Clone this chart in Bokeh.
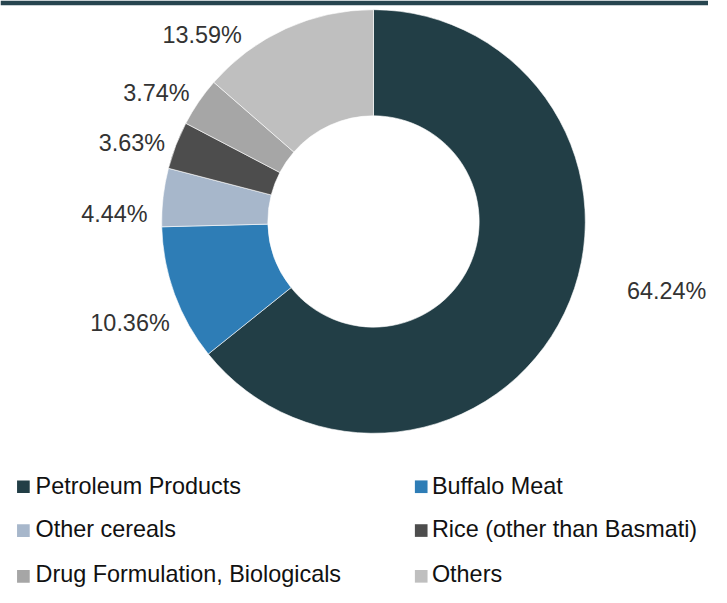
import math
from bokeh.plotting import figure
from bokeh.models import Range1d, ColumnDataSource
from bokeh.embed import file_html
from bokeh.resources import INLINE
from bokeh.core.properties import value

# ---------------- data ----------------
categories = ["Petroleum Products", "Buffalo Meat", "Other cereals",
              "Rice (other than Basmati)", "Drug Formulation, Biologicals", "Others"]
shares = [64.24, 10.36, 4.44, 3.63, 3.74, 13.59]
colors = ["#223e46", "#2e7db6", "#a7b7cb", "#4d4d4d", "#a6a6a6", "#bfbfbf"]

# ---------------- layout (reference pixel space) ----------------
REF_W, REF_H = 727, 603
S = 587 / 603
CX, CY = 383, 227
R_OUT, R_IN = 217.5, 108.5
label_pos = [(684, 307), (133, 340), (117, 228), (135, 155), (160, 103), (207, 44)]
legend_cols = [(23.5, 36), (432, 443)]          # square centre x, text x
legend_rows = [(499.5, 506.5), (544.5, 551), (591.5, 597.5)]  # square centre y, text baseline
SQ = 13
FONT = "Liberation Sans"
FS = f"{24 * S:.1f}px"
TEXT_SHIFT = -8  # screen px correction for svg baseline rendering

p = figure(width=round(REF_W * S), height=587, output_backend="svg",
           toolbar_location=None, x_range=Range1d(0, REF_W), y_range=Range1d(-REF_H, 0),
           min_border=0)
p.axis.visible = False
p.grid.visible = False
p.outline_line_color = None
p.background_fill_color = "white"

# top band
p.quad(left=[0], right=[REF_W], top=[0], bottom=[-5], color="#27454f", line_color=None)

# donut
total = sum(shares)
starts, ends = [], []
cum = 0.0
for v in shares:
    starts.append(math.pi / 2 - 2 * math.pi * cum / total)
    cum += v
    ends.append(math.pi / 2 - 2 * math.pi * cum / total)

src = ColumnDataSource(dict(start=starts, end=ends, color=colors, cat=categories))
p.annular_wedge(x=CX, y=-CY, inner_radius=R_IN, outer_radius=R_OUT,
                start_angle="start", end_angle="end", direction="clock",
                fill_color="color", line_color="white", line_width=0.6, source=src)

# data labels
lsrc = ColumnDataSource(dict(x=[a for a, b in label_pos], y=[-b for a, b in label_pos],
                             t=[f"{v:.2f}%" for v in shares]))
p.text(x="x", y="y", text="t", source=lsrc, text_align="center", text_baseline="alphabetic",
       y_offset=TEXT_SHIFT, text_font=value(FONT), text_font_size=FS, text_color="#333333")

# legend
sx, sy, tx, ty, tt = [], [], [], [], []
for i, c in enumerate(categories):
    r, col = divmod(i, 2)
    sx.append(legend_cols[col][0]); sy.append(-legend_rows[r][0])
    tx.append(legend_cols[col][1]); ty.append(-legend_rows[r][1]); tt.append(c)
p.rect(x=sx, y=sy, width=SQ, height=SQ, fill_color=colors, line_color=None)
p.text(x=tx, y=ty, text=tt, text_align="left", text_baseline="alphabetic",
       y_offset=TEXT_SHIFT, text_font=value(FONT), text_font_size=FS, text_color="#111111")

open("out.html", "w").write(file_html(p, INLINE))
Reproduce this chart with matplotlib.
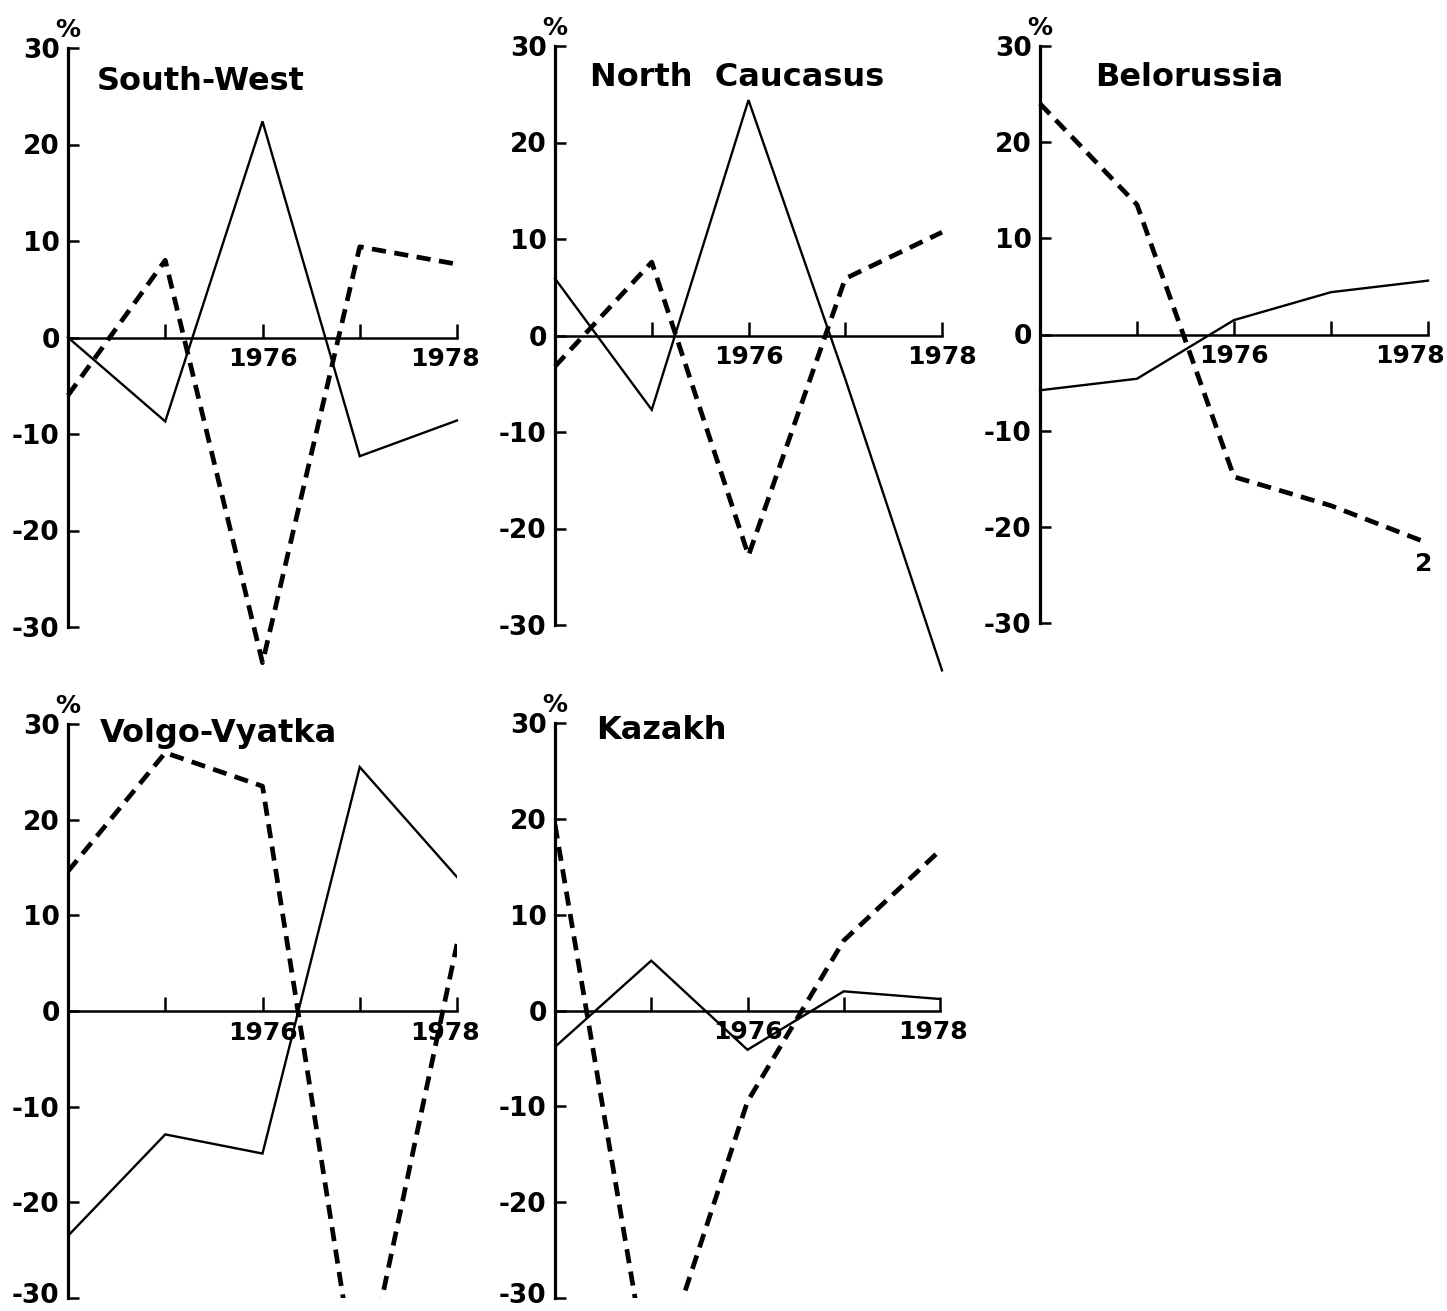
+ + + + +
Leave out the pictures and output the rest of the material exactly as written.

Clone this chart in Bokeh.
import math
from bokeh.plotting import figure
from bokeh.models import Range1d, ColumnDataSource
from bokeh.embed import file_html
from bokeh.resources import INLINE
from bokeh.core.properties import value

# ---------------- data ----------------
categories = ["Petroleum Products", "Buffalo Meat", "Other cereals",
              "Rice (other than Basmati)", "Drug Formulation, Biologicals", "Others"]
shares = [64.24, 10.36, 4.44, 3.63, 3.74, 13.59]
colors = ["#223e46", "#2e7db6", "#a7b7cb", "#4d4d4d", "#a6a6a6", "#bfbfbf"]

# ---------------- layout (reference pixel space) ----------------
REF_W, REF_H = 727, 603
S = 587 / 603
CX, CY = 383, 227
R_OUT, R_IN = 217.5, 108.5
label_pos = [(684, 307), (133, 340), (117, 228), (135, 155), (160, 103), (207, 44)]
legend_cols = [(23.5, 36), (432, 443)]          # square centre x, text x
legend_rows = [(499.5, 506.5), (544.5, 551), (591.5, 597.5)]  # square centre y, text baseline
SQ = 13
FONT = "Liberation Sans"
FS = f"{24 * S:.1f}px"
TEXT_SHIFT = -8  # screen px correction for svg baseline rendering

p = figure(width=round(REF_W * S), height=587, output_backend="svg",
           toolbar_location=None, x_range=Range1d(0, REF_W), y_range=Range1d(-REF_H, 0),
           min_border=0)
p.axis.visible = False
p.grid.visible = False
p.outline_line_color = None
p.background_fill_color = "white"

# top band
p.quad(left=[0], right=[REF_W], top=[0], bottom=[-5], color="#27454f", line_color=None)

# donut
total = sum(shares)
starts, ends = [], []
cum = 0.0
for v in shares:
    starts.append(math.pi / 2 - 2 * math.pi * cum / total)
    cum += v
    ends.append(math.pi / 2 - 2 * math.pi * cum / total)

src = ColumnDataSource(dict(start=starts, end=ends, color=colors, cat=categories))
p.annular_wedge(x=CX, y=-CY, inner_radius=R_IN, outer_radius=R_OUT,
                start_angle="start", end_angle="end", direction="clock",
                fill_color="color", line_color="white", line_width=0.6, source=src)

# data labels
lsrc = ColumnDataSource(dict(x=[a for a, b in label_pos], y=[-b for a, b in label_pos],
                             t=[f"{v:.2f}%" for v in shares]))
p.text(x="x", y="y", text="t", source=lsrc, text_align="center", text_baseline="alphabetic",
       y_offset=TEXT_SHIFT, text_font=value(FONT), text_font_size=FS, text_color="#333333")

# legend
sx, sy, tx, ty, tt = [], [], [], [], []
for i, c in enumerate(categories):
    r, col = divmod(i, 2)
    sx.append(legend_cols[col][0]); sy.append(-legend_rows[r][0])
    tx.append(legend_cols[col][1]); ty.append(-legend_rows[r][1]); tt.append(c)
p.rect(x=sx, y=sy, width=SQ, height=SQ, fill_color=colors, line_color=None)
p.text(x=tx, y=ty, text=tt, text_align="left", text_baseline="alphabetic",
       y_offset=TEXT_SHIFT, text_font=value(FONT), text_font_size=FS, text_color="#111111")

open("out.html", "w").write(file_html(p, INLINE))
Reproduce this chart with matplotlib.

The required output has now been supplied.